Here's how to launch a multi-node training job. Make sure to update the configuration parameters below with your actual values.

In [None]:
# Configuration
NUM_NODES = 3
TEAMSPACE = "general"  # Replace with your teamspace
USER = "alisol"  # Replace with your username

# Launch the job
job, studio = launch_mmt_job(
    num_nodes=NUM_NODES, teamspace=TEAMSPACE, user=USER
)

print(f"Job launched. You can monitor it using: job.status")
print(f"To stop the job: job.stop()")
print(f"To clean up: studio.stop()")

## 7. Job Monitoring

You can use this cell to monitor your job progress:

In [None]:
# Check job status
# print(f"Current job status: {job.status}")

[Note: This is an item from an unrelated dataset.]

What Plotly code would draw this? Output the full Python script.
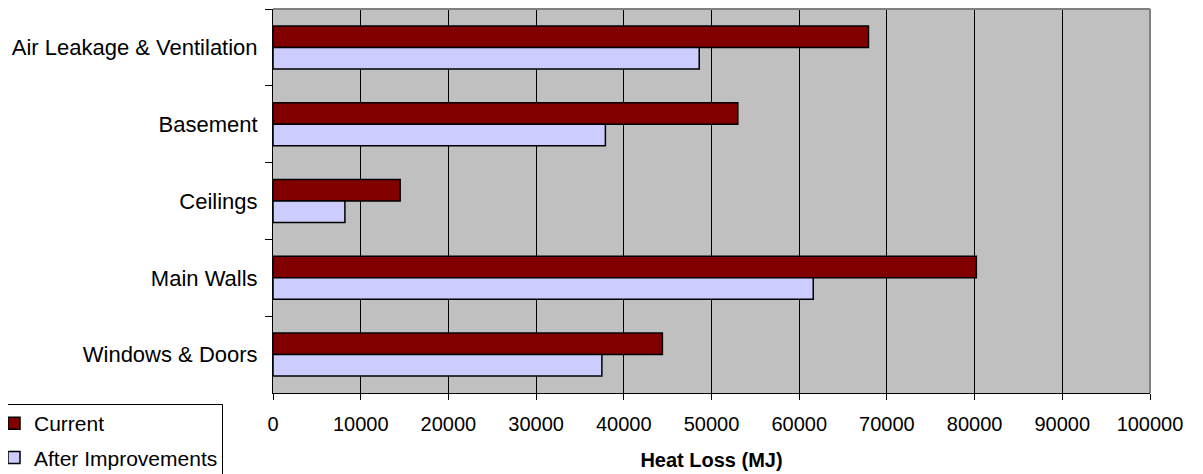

# Uncomment to monitor the job automatically
# monitor_job(job, studio)

## 8. Local Testing

For testing purposes, you can also run the training locally (single node) by executing the training function directly:

In [None]:
# Local testing - uncomment to run single-node training
# import os
#
# # Set environment variables for local testing
# os.environ["MASTER_ADDR"] = "localhost"
# os.environ["MASTER_PORT"] = "12355"
# os.environ["WORLD_SIZE"] = "1"
# os.environ["NODE_RANK"] = "0"
#
# # Run local training
# await run_multi_node_training(gpus_per_node=1)

## Key Concepts

### Multi-Machine Training (MMT)
- Distributed computing across multiple physical machines
- Managed by Lightning SDK for resource allocation and coordination

### SPMD (Single Program, Multiple Data)
- Same program runs on all nodes/processes
- Each process works on different data
- Coordination through message passing

### Distributed Data Parallel (DDP)
- PyTorch's method for distributed training
- Model replicated across devices
- Gradients synchronized across all replicas

### Actor Model
- Monarch's abstraction for distributed computation
- Encapsulates state and behavior
- Communicates through message passing

This notebook demonstrates how these technologies work together to enable scalable machine learning training across multiple machines.